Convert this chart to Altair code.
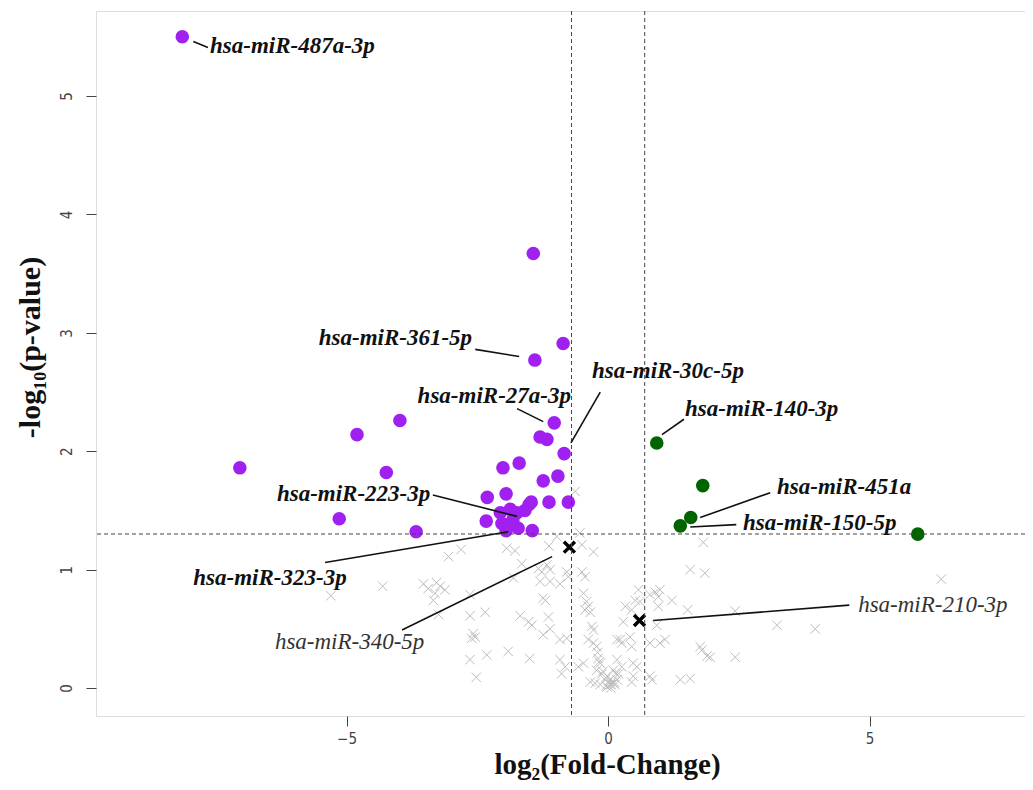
import altair as alt
import pandas as pd

# ---------------- data (log2 fold-change, -log10 p-value) ----------------
purple_x = [-8.14, -1.43, -0.86, -1.40, -1.03, -1.30, -1.17, -0.84, -3.98, -4.80,
            -7.04, -4.24, -5.14, -3.67, -2.01, -1.70, -0.96, -1.24, -2.31, -1.95,
            -1.47, -1.13, -0.76, -2.33, -2.06, -1.87, -1.74, -1.59, -1.51, -2.03,
            -1.87, -1.72, -1.45, -1.82, -1.95]
purple_y = [5.50, 3.67, 2.91, 2.77, 2.24, 2.12, 2.10, 1.98, 2.26, 2.14,
            1.86, 1.82, 1.43, 1.32, 1.86, 1.90, 1.79, 1.75, 1.61, 1.64,
            1.57, 1.57, 1.57, 1.41, 1.48, 1.51, 1.48, 1.50, 1.55, 1.39,
            1.39, 1.35, 1.33, 1.42, 1.33]

green_x = [0.93, 1.81, 1.58, 1.38, 5.92]
green_y = [2.07, 1.71, 1.44, 1.37, 1.30]

grey_x = [-2.81, -3.05, -4.31, -5.30, -3.53, -3.44, -3.28, -3.21, -3.12, -3.31,
          -3.34, -3.24, -2.64, -2.64, -2.58, -2.61, -2.54, -2.64, -2.52, -1.94,
          -1.78, -1.13, -1.65, -1.33, -1.27, -1.17, -1.11, -1.81, -1.30, -1.11,
          -0.92, -1.24, -1.20, -2.35, -1.68, -1.52, -1.46, -1.14, -1.11, -1.24,
          -0.92, -0.79, -2.32, -1.91, -1.50, -0.92, -0.82, -0.89, -0.50, -0.28,
          -0.50, -0.44, -0.79, -0.76, -0.47, -0.41, -0.38, -0.44, -0.34, -0.31,
          -0.28, -0.38, -0.28, -0.22, -0.57, -0.47, -0.19, -0.15, -0.22, -0.12,
          -0.02, -0.34, -0.25, -0.15, -0.02, 0.04, 0.10, 0.17, 0.17, 1.82,
          1.57, 1.85, 0.58, 0.52, 0.33, 0.45, 0.61, 0.80, 0.90, 0.99,
          0.96, 1.22, 0.96, 1.52, 2.43, 0.29, 0.93, 0.23, 0.26, 0.42,
          0.45, 0.80, 0.99, 1.09, 1.76, 1.79, 1.89, 1.95, 2.43, 0.17,
          0.26, 0.10, 0.20, 0.07, 0.13, 0.48, 0.55, 0.45, 0.48, 0.80,
          0.84, 1.38, 1.57, 6.37, 3.23, 3.96, -0.20, -0.17, -0.10, -0.06,
          0.02, 0.06, 0.12, 0.15, 0.05, -0.04, -0.63, -0.54, -0.98]
grey_y = [1.17, 1.11, 0.86, 0.78, 0.88, 0.84, 0.89, 0.86, 0.83, 0.80,
          0.74, 0.62, 0.79, 0.61, 0.46, 0.42, 0.43, 0.24, 0.09, 1.18,
          1.16, 1.20, 1.05, 1.01, 0.98, 1.04, 1.00, 0.93, 0.90, 0.90,
          0.88, 0.76, 0.74, 0.64, 0.61, 0.56, 0.53, 0.60, 0.50, 0.45,
          0.41, 0.42, 0.28, 0.31, 0.25, 0.24, 0.18, 0.12, 1.21, 1.15,
          0.98, 0.94, 0.98, 0.94, 0.80, 0.73, 0.69, 0.66, 0.64, 0.52,
          0.49, 0.41, 0.38, 0.35, 0.18, 0.21, 0.25, 0.21, 0.15, 0.12,
          0.10, 0.05, 0.04, 0.03, 0.01, 0.03, 0.04, 0.07, 0.41, 1.23,
          1.00, 0.97, 0.83, 0.74, 0.69, 0.66, 0.73, 0.79, 0.81, 0.83,
          0.77, 0.74, 0.69, 0.66, 0.65, 0.56, 0.53, 0.41, 0.38, 0.43,
          0.35, 0.38, 0.38, 0.41, 0.35, 0.32, 0.27, 0.26, 0.26, 0.24,
          0.18, 0.15, 0.12, 0.05, 0.03, 0.21, 0.18, 0.05, 0.10, 0.10,
          0.07, 0.07, 0.08, 0.92, 0.53, 0.50, 0.30, 0.22, 0.14, 0.07,
          0.06, 0.03, 0.05, 0.12, 0.00, 0.02, 1.66, 1.31, 1.28]

highlight_names = ["hsa-miR-340-5p", "hsa-miR-210-3p"]
highlight_x = [-0.74, 0.60]
highlight_y = [1.19, 0.57]

p_threshold = 1.301   # -log10(0.05)
fc_threshold = 0.7

# labels: text, anchor position, alignment, style, and leader-line end points
label_text = ["hsa-miR-487a-3p", "hsa-miR-361-5p", "hsa-miR-27a-3p", "hsa-miR-30c-5p",
              "hsa-miR-140-3p", "hsa-miR-451a", "hsa-miR-150-5p", "hsa-miR-223-3p",
              "hsa-miR-323-3p", "hsa-miR-340-5p", "hsa-miR-210-3p"]
label_x = [-7.61, -2.60, -0.71, -0.31, 1.47, 3.23, 2.58, -3.40, -7.93, -6.37, 4.78]
label_y = [5.42, 2.96, 2.47, 2.68, 2.36, 1.70, 1.39, 1.64, 0.93, 0.39, 0.70]
label_align = ["left", "right", "right", "left", "left", "left", "left", "right",
               "left", "left", "left"]
label_bold = [True, True, True, True, True, True, True, True, True, False, False]
line_x1 = [-7.93, -2.54, -1.74, -0.15, 1.03, 1.76, 1.57, -3.35, -5.41, -3.94, 0.86]
line_y1 = [5.46, 2.86, 2.36, 2.50, 2.14, 1.44, 1.36, 1.63, 1.06, 0.49, 0.57]
line_x2 = [-7.65, -1.70, -1.24, -0.71, 1.45, 3.10, 2.45, -1.74, -1.91, -1.07, 4.61]
line_y2 = [5.41, 2.80, 2.25, 2.07, 2.27, 1.65, 1.38, 1.45, 1.32, 1.11, 0.70]

x_ticks = [-5, 0, 5]
y_ticks = [0, 1, 2, 3, 4, 5]
x_domain = [-9.79, 7.97]
y_domain = [-0.236, 5.718]

# ---------------- frames ----------------
purple = pd.DataFrame({"x": purple_x, "y": purple_y})
green = pd.DataFrame({"x": green_x, "y": green_y})
grey = pd.DataFrame({"x": grey_x, "y": grey_y})
hl = pd.DataFrame({"x": highlight_x, "y": highlight_y, "name": highlight_names})
labels = pd.DataFrame({"text": label_text, "x": label_x, "y": label_y,
                       "align": label_align, "bold": label_bold,
                       "x1": line_x1, "y1": line_y1, "x2": line_x2, "y2": line_y2})
hrule = pd.DataFrame({"y": [p_threshold]})
vrule = pd.DataFrame({"x": [-fc_threshold, fc_threshold]})

W, H = 929, 705
XSHAPE = "M-1,-1L1,1M-1,1L1,-1"
TICKFONT = "Liberation Sans Narrow, DejaVu Sans Condensed, Liberation Sans, sans-serif"

xscale = alt.Scale(domain=x_domain, nice=False, zero=False)
yscale = alt.Scale(domain=y_domain, nice=False, zero=False)

xaxis = alt.Axis(values=x_ticks, format="d", grid=False, domain=False, tickColor="#444",
                 tickSize=10, tickWidth=1, labelFont=TICKFONT,
                 labelFontSize=15, labelColor="#444", labelPadding=5,
                 title="log₂(Fold-Change)", titleFont="Liberation Serif",
                 titleFontSize=29, titleFontWeight="bold", titleColor="#111",
                 titleX=511, titleY=48, titleBaseline="middle", titleAnchor="middle")
yaxis = alt.Axis(values=y_ticks, format="d", grid=False, domain=False, tickColor="#444",
                 tickSize=10, tickWidth=1, labelFont=TICKFONT,
                 labelFontSize=15, labelColor="#444", labelAngle=-90,
                 labelAlign="center", labelBaseline="bottom", labelPadding=12,
                 title="-log₁₀(p-value)", titleFont="Liberation Serif",
                 titleFontSize=30, titleFontWeight="bold", titleColor="#111",
                 titleAngle=-90, titleX=-66, titleY=336, titleBaseline="middle",
                 titleAlign="center")

base_x = alt.X("x:Q", scale=xscale, axis=xaxis)
base_y = alt.Y("y:Q", scale=yscale, axis=yaxis)

grey_layer = alt.Chart(grey).mark_point(shape=XSHAPE, filled=False, color="#bdbdbd",
                                        strokeWidth=1, size=90, opacity=1).encode(
    x=base_x, y=base_y)

purple_layer = alt.Chart(purple).mark_circle(size=185, color="#A020F0", opacity=1).encode(
    x="x:Q", y="y:Q")
green_layer = alt.Chart(green).mark_circle(size=185, color="#006400", opacity=1).encode(
    x="x:Q", y="y:Q")
hl_layer = alt.Chart(hl).mark_point(shape=XSHAPE, filled=False, color="black",
                                    strokeWidth=3.5, size=120, opacity=1).encode(
    x="x:Q", y="y:Q")

h_layer = alt.Chart(hrule).mark_rule(color="#444", strokeDash=[4, 3], strokeWidth=1).encode(y="y:Q")
v_layer = alt.Chart(vrule).mark_rule(color="#444", strokeDash=[4, 3], strokeWidth=1).encode(x="x:Q")

lines_layer = alt.Chart(labels).mark_rule(color="#111", strokeWidth=1.6).encode(
    x="x1:Q", y="y1:Q", x2="x2:Q", y2="y2:Q")

def text_layer(align, bold):
    sub = labels[(labels["align"] == align) & (labels["bold"] == bold)]
    return alt.Chart(sub).mark_text(
        align=align, baseline="middle", font="Liberation Serif", fontSize=23,
        fontStyle="italic", fontWeight="bold" if bold else "normal",
        color="#111" if bold else "#333").encode(x="x:Q", y="y:Q", text="text:N")

chart = alt.layer(
    grey_layer, purple_layer, green_layer, hl_layer, h_layer, v_layer, lines_layer,
    text_layer("left", True), text_layer("right", True), text_layer("left", False)
).properties(
    width=W, height=H,
    autosize=alt.AutoSizeParams(type="none"),
    padding={"left": 88, "top": 3, "right": 0, "bottom": 66},
).configure_view(stroke="#333", strokeWidth=1.2).configure(background="white")

chart.save("out.html", embed_options={"renderer": "svg", "actions": False})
____
• [REQUIREMENT]:
Please reproduce the listing exactly from its opening line through the line that contains "green_y = [2.07, 1.71, 1.44, 1.37, 1.30]", both included, with all pictures omitted.

• [RESULT FOR THIS EXERCISE]:
Convert this chart to Altair code.
import altair as alt
import pandas as pd

# ---------------- data (log2 fold-change, -log10 p-value) ----------------
purple_x = [-8.14, -1.43, -0.86, -1.40, -1.03, -1.30, -1.17, -0.84, -3.98, -4.80,
            -7.04, -4.24, -5.14, -3.67, -2.01, -1.70, -0.96, -1.24, -2.31, -1.95,
            -1.47, -1.13, -0.76, -2.33, -2.06, -1.87, -1.74, -1.59, -1.51, -2.03,
            -1.87, -1.72, -1.45, -1.82, -1.95]
purple_y = [5.50, 3.67, 2.91, 2.77, 2.24, 2.12, 2.10, 1.98, 2.26, 2.14,
            1.86, 1.82, 1.43, 1.32, 1.86, 1.90, 1.79, 1.75, 1.61, 1.64,
            1.57, 1.57, 1.57, 1.41, 1.48, 1.51, 1.48, 1.50, 1.55, 1.39,
            1.39, 1.35, 1.33, 1.42, 1.33]

green_x = [0.93, 1.81, 1.58, 1.38, 5.92]
green_y = [2.07, 1.71, 1.44, 1.37, 1.30]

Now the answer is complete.